The foreign-policy debate: Neoconservatism Goes Underground
The Foreign-Policy Debate: Neoconservatism Goes Underground
WARMING up for last night’s foreign-policy debate, I was curious about what the neoconservative crowd was thinking these days, so I went to see what good old Bill Kristol had to say at the Weekly Standard. I got as far as the first half of the first sentence of Mr Kristol’s pre-debate piece: “On September 2, 1939, the day after Hitler invaded Poland…”

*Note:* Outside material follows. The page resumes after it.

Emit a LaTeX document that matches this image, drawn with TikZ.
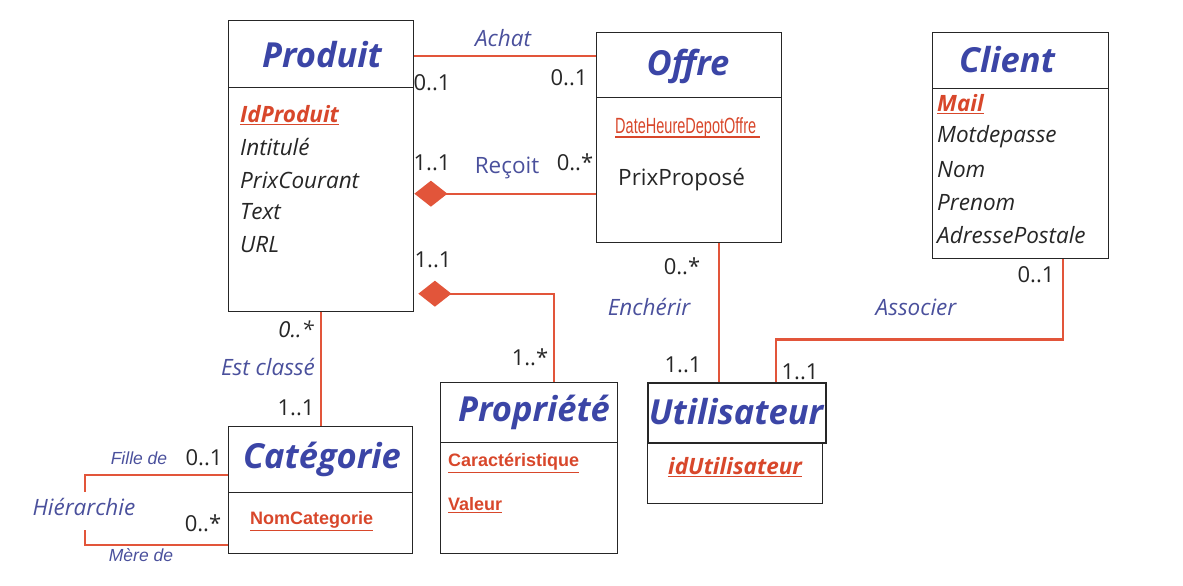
\documentclass[tikz,border=0pt]{standalone}
\usepackage{fontspec}
\setmainfont{Open Sans}
\newfontfamily\arialf{Liberation Sans}
\newfontfamily\narrowf[FakeStretch=0.66]{Liberation Sans}
\usetikzlibrary{arrows.meta}
\definecolor{tblue}{HTML}{3B45A6}
\definecolor{lblue}{HTML}{4A509C}
\definecolor{ared}{HTML}{D8472B}
\definecolor{lred}{HTML}{E2553A}
\newcommand\myThickUl[1]{\setbox0\hbox{#1}\rlap{\raisebox{-4pt}{\rule{\wd0}{1.8pt}}}\box0}
\tikzset{
  cbox/.style={draw=black!85, line width=1.4pt, inner sep=0pt, anchor=north west},
  ttl/.style={font=\fontsize{34.5}{40}\selectfont\bfseries\itshape, text=tblue, inner sep=0pt},
  attr/.style={font=\fontsize{22.5}{26}\selectfont\itshape, text=black!85, anchor=west, inner sep=0pt},
  keyattr/.style={font=\fontsize{22.5}{26}\selectfont\bfseries\itshape, text=ared, anchor=west, inner sep=0pt},
  arialkey/.style={font=\arialf\fontsize{18}{21}\selectfont\bfseries, text=ared, anchor=west, inner sep=0pt},
  rel/.style={draw=lred, line width=2.2pt},
  mult/.style={font=\fontsize{22}{26}\selectfont, text=black!85, inner sep=0pt},
  lab/.style={font=\fontsize{22.5}{26}\selectfont\itshape, text=lblue, inner sep=0pt},
  smalllab/.style={font=\arialf\fontsize{17.5}{20}\selectfont\itshape, text=lblue, inner sep=0pt},
  dia/.style={{Diamond[length=33pt,width=26pt]}-},
}
\begin{document}
\begin{tikzpicture}[x=1pt,y=-1pt]
\useasboundingbox (0,0) rectangle (1183,586);
% ---------- boxes ----------
\node[cbox, minimum width=185pt, minimum height=67pt] (prodH) at (228,20) {};
\node[cbox, minimum width=185pt, minimum height=224pt] (prodB) at (228,87) {};
\node[cbox, minimum width=185pt, minimum height=65pt] (offH) at (596,32) {};
\node[cbox, minimum width=185pt, minimum height=145pt] (offB) at (596,97) {};
\node[cbox, minimum width=176pt, minimum height=56pt] (cliH) at (932,32) {};
\node[cbox, minimum width=176pt, minimum height=170pt] (cliB) at (932,88) {};
\node[cbox, minimum width=184pt, minimum height=66pt] (catH) at (228,426) {};
\node[cbox, minimum width=184pt, minimum height=61pt] (catB) at (228,492) {};
\node[cbox, minimum width=177pt, minimum height=60pt] (propH) at (440,382) {};
\node[cbox, minimum width=177pt, minimum height=111pt] (propB) at (440,442) {};
\node[cbox, minimum width=175pt, minimum height=61pt] (utiB) at (647,442) {};
\node[cbox, line width=2.2pt, minimum width=178pt, minimum height=60pt] (utiH) at (647,382) {};
% ---------- titles ----------
\node[ttl] (tProd) at (322,55) {Produit};
\node[ttl] (tOff) at (688,66) {Offre};
\node[ttl] (tCli) at (1007,60) {Client};
\node[ttl] (tCat) at (322,459) {Catégorie};
\node[ttl] (tProp) at (534,412) {Propriété};
\node[ttl] (tUti) at (736,412) {Utilisateur};
% ---------- attributes ----------
\node[keyattr] (pa1) at (240,115) {\underline{IdProduit}};
\node[attr] (pa2) at (240,147) {Intitulé};
\node[attr] (pa3) at (240,180) {PrixCourant};
\node[attr] (pa4) at (240,212) {Text};
\node[attr] (pa5) at (240,245) {URL};
\node[font=\narrowf\fontsize{22}{26}\selectfont, text=ared, anchor=west, inner sep=0pt] (oa1) at (615,128) {\myThickUl{DateHeureDepotOffre\,}};
\node[font=\fontsize{22.5}{26}\selectfont, text=black!85, anchor=west, inner sep=0pt] (oa2) at (618,180) {PrixProposé};
\node[keyattr] (ca1) at (937,104) {\underline{Mail}};
\node[attr] (ca2) at (937,137) {Motdepasse};
\node[attr] (ca3) at (937,170) {Nom};
\node[attr] (ca4) at (937,203) {Prenom};
\node[attr] (ca5) at (937,235) {AdressePostale};
\node[arialkey] (ga1) at (250,521) {\underline{NomCategorie}};
\node[arialkey] (ra1) at (448,463) {\underline{Caractéristique}};
\node[arialkey] (ra2) at (448,505) {\underline{Valeur}};
\node[keyattr, anchor=center] (ua1) at (735,467) {\underline{idUtilisateur}};
% ---------- relations ----------
\coordinate (a1) at ([yshift=-1.5pt]prodH.east);
\draw[rel] (a1) -- (a1 -| offH.west);
\coordinate (r1) at ([yshift=6pt]prodB.east);
\draw[rel, dia] (r1) -- (r1 -| offB.west);
\draw[rel, dia] ([xshift=4pt,yshift=-94pt]prodB.east) -| ([xshift=24.5pt]propH.north);
\draw[rel] (prodB.south) -- (prodB.south |- catH.north);
\coordinate (e1) at ([xshift=-18.5pt]utiH.north);
\draw[rel] (e1) -- (e1 |- offB.south);
\draw[rel] ([xshift=38.5pt]utiH.north) |- ([xshift=42pt,yshift=-80pt]cliB.south) -- ([xshift=42pt]cliB.south);
\coordinate (h1) at ([yshift=-15pt]catH.west);
\coordinate (hA) at (85,492);
\coordinate (hB) at (85,530);
\coordinate (h3) at ([yshift=-21.5pt]catB.west);
\draw[rel] (h1) -| (hA);
\draw[rel] (hB) |- (h3);
% ---------- labels ----------
\node[lab] (lAchat) at (503,38) {Achat};
\node[mult] (m1) at (432,83) {0..1};
\node[mult] (m2) at (569,78) {0..1};
\node[mult] (m3) at (432,163) {1..1};
\node[lab, font=\fontsize{22.5}{26}\selectfont] (lRecoit) at (507,168) {Reçoit};
\node[mult] (m4) at (575,162) {0..*};
\node[mult] (m5) at (433,260) {1..1};
\node[mult] (m6) at (530,357) {1..*};
\node[mult, font=\fontsize{22}{26}\selectfont\itshape] (m7) at (296,329) {0..*};
\node[lab] (lEst) at (268,367) {Est classé};
\node[mult] (m8) at (296,408) {1..1};
\node[smalllab] (lFille) at (139,458) {Fille de};
\node[mult] (m9) at (204,458) {0..1};
\node[lab] (lHier) at (84,507) {Hiérarchie};
\node[mult] (m10) at (203,523) {0..*};
\node[smalllab] (lMere) at (141,555) {Mère de};
\node[mult] (m11) at (682,266) {0..*};
\node[lab] (lEnch) at (649,307) {Enchérir};
\node[mult] (m12) at (683,365) {1..1};
\node[mult] (m13) at (800,372) {1..1};
\node[lab] (lAss) at (916,307) {Associer};
\node[mult] (m14) at (1036,275) {0..1};
\end{tikzpicture}
\end{document}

Serious question: does Mr Kristol have any idea how boring the forever-1939 schtick has become? Does he have even the slightest inkling? Or has he, by dint of long repetition, lost the ability to say anything about foreign policy that is not based on the World Book Encyclopedia summary of 1938-39 which he trots out on every occasion, no matter how inappropriate? He’s like Uncle Toby, the character in “Tristram Shandy” who turns every conversation back to artillery strategy at the Siege of Namur.
I ultimately managed to plough through, though, and it turned out that what Mr Kristol wanted to say was a bit surprising. He wanted Mitt Romney to avoid pressing a hard-line attack on Barack Obama’s foreign policy during the debate, “to rise above partisanship and gamesmanship” and “speak for America”.